Son fils est l’une des 2.000 personnes incarcérées dans cette prison à la réputation de brutalité depuis qu’a débuté en avril un soulèvement populaire contre Daniel Ortega, un ancien révolutionnaire qui a dirigé le pays de 1979 à 1990 après avoir évincé le dictateur Anastasio Somoza, puis de nouveau depuis 2007.

« Le seul crime, je pense, que mon fils a commis est d’avoir manifesté », assure Maria Magdalena en référence aux manifestations antigouvernementales durement réprimées, qui ont fait 178 morts depuis le 18 avril dans le pays le plus pauvre d’Amérique centrale.

« Il a levé le drapeau du Nicaragua, le symbole de notre paix. Nous voulons la liberté », dit cette mère qui a rejoint des dizaines de personnes protestant contre l’emprisonnement de leurs proches et amis.

– « torture » –

El Chipote a servi autrefois de centre névralgique de la dictature militaire de la dynastie politique des Somoza, qui utilisait la torture pour mater toute rebellion.

Daniel Ortega lui-même a été détenu dans ce complexe alors qu’il combattait dans la guerrilla sandiniste qui a renversé Anastasio Somoza en 1979.

Mais une fois au pouvoir, il a décidé de maintenir la prison à la sinistre réputation, simplement rebaptisée.

Pour les Nicaraguéens d’aujourd’hui, les cellules sombres de la taille d’un placard suscitent les même peurs que sous la dictature de Somoza.
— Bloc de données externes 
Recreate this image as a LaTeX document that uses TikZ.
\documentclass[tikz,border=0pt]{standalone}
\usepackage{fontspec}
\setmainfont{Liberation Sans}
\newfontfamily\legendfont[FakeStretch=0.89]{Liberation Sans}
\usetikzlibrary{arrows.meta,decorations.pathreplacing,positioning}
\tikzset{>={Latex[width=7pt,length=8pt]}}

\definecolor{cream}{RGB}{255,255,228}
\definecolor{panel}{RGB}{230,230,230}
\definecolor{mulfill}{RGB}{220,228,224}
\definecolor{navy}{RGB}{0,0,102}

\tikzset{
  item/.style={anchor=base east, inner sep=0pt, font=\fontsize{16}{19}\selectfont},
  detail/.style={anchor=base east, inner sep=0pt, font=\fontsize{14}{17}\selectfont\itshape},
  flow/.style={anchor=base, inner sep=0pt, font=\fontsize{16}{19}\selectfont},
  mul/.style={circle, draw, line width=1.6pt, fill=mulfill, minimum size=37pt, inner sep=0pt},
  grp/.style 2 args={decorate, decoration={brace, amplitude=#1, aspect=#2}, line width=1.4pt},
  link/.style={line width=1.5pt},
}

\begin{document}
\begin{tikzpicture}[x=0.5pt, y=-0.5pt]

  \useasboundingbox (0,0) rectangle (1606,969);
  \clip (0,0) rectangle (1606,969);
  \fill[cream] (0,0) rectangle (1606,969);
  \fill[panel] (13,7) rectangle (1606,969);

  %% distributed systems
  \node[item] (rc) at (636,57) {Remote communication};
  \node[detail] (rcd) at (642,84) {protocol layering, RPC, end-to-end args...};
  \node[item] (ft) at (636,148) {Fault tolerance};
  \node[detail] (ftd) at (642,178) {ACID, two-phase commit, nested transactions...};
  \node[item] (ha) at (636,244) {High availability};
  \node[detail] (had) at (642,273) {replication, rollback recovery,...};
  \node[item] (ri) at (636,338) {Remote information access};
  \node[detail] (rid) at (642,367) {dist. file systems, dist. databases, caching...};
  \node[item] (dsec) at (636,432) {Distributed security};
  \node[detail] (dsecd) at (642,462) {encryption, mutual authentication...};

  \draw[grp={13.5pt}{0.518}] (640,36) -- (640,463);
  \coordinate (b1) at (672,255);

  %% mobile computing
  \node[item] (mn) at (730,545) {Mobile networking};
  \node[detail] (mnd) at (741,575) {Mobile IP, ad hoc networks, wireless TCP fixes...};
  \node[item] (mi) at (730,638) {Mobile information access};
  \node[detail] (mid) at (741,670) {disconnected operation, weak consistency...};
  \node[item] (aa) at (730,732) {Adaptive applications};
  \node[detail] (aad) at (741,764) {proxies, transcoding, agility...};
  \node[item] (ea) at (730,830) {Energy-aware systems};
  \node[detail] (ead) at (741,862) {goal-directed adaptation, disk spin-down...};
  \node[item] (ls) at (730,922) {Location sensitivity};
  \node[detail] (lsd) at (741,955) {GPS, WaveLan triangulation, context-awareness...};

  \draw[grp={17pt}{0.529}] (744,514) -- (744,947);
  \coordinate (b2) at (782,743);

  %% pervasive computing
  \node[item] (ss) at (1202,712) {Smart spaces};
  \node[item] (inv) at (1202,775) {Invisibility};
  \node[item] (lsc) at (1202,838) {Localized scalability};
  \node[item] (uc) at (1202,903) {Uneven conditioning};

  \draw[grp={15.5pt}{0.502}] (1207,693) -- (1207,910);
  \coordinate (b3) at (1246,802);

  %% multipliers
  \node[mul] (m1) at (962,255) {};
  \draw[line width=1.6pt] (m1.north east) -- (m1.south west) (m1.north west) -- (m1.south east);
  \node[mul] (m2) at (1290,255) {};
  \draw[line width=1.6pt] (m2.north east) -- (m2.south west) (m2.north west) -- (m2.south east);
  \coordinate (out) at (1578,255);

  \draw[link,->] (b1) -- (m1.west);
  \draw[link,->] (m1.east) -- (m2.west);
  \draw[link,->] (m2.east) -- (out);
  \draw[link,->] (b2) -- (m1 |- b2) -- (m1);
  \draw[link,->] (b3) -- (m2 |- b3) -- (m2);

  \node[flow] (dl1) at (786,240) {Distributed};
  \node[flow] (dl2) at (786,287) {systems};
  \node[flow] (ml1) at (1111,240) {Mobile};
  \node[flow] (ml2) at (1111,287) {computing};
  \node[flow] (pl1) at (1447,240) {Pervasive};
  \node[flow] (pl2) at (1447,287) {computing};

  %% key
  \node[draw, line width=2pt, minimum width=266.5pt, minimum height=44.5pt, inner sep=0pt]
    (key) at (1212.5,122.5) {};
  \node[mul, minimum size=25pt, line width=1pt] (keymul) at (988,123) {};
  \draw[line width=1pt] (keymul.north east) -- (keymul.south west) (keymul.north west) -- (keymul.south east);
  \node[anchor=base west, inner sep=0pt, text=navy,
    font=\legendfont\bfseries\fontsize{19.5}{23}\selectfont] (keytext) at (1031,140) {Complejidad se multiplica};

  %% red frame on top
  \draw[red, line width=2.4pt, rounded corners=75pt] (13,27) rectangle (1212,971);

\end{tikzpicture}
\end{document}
Les avocats spécialisés dans les drois de l’Homme et des familles accusent Ortega d’y emprisonner des milliers d’opposants politiques.
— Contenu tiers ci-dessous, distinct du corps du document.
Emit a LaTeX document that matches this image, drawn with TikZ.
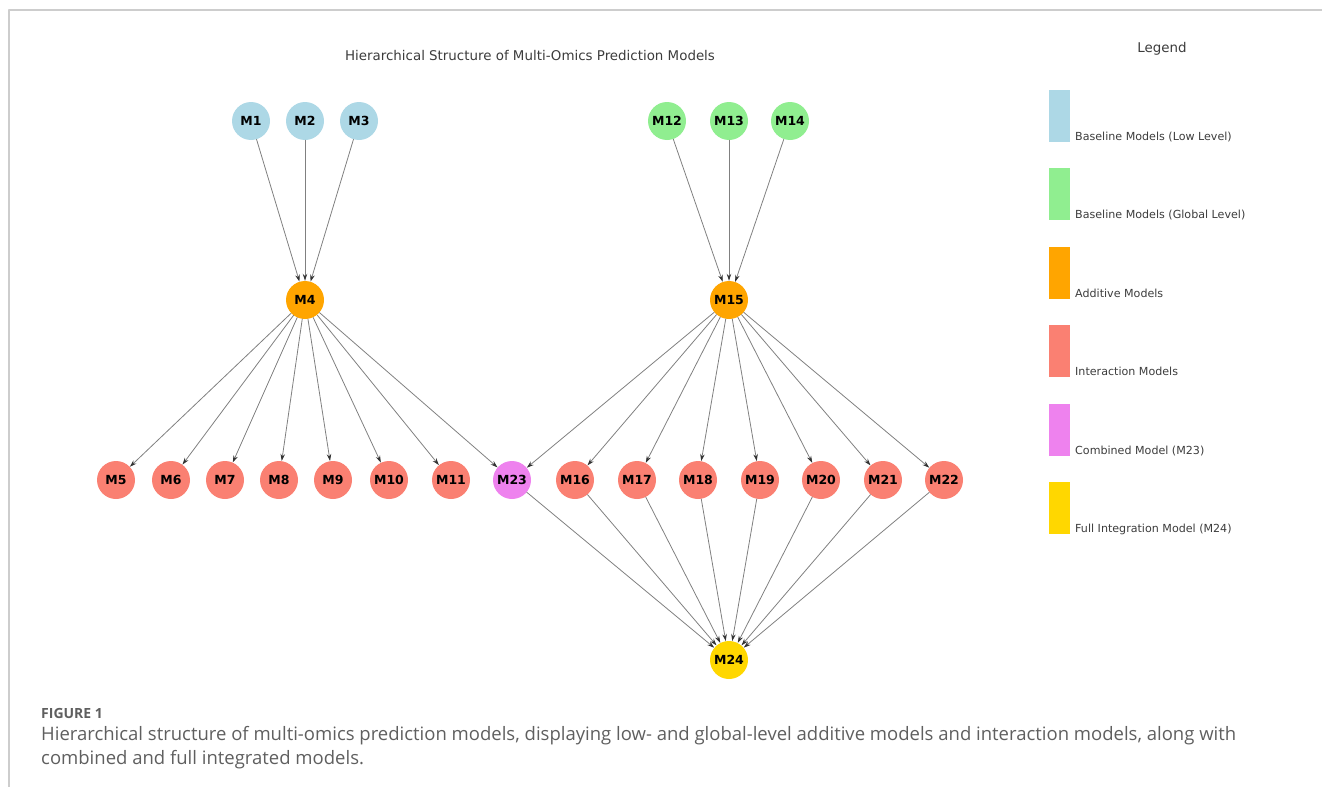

Le Centre Nicaraguéen des Droits de l’Homme (Cenidh) a reçu en un seul jour des dizaines de témoignages dénonçant « des détentions illégales avec passage à tabac, avec des traitements cruels, inhumains et dégradants, et avec des signes évidents de torture perpétrée par la police nationale », selon un avocat du Cenidh, Braulio Abarca.

Certains des détenus n’ont pas plus de 15 ans, selon lui.

A quelques pas de Mme Saldana, Anastacia Morales Centeno, 96 ans, pleure son petit-fils Bernardo, abritée du soleil par un parapluie. Il a été jeté dans un camion par des paramilitaires au service du président un matin à l’aube.

– « Arrestations massives » –

Au début du soulèvement populaire, la Commission interaméricaine des droits de l’homme (CIDH) a documenté « des arrestations massives et arbitraires ».

Des détenus sont dépouillés de leurs possessions, privés d’eau et de nourriture, selon la CIDH, certains soumis à des coups.

« La police est au service d’une famille et du pouvoir », s’insurge le directeur juridique de la Cenidh, Gonzalo Carrion. Lui qui n’avait que 18 ans quand les Sandinistes ont renversé Somoza, est choqué par la « tragédie » de ces derniers mois.

L’influente conférence des évêques au Nicaragua a annoncé vendredi que le gouvernement avait accepté d’inviter des observateurs des droits de l’Homme indépendants pour enquêter sur les violences dans le pays.

Opposition et gouvernement vont tenter de reprendre lundi le fragile fil du dialogue national. Ils examinent une proposition de l’Eglise catholique, qui joue le rôle de médiateur, d’organiser des élections générales anticipées en mars 2019, soit deux ans avant l’échéance prévue.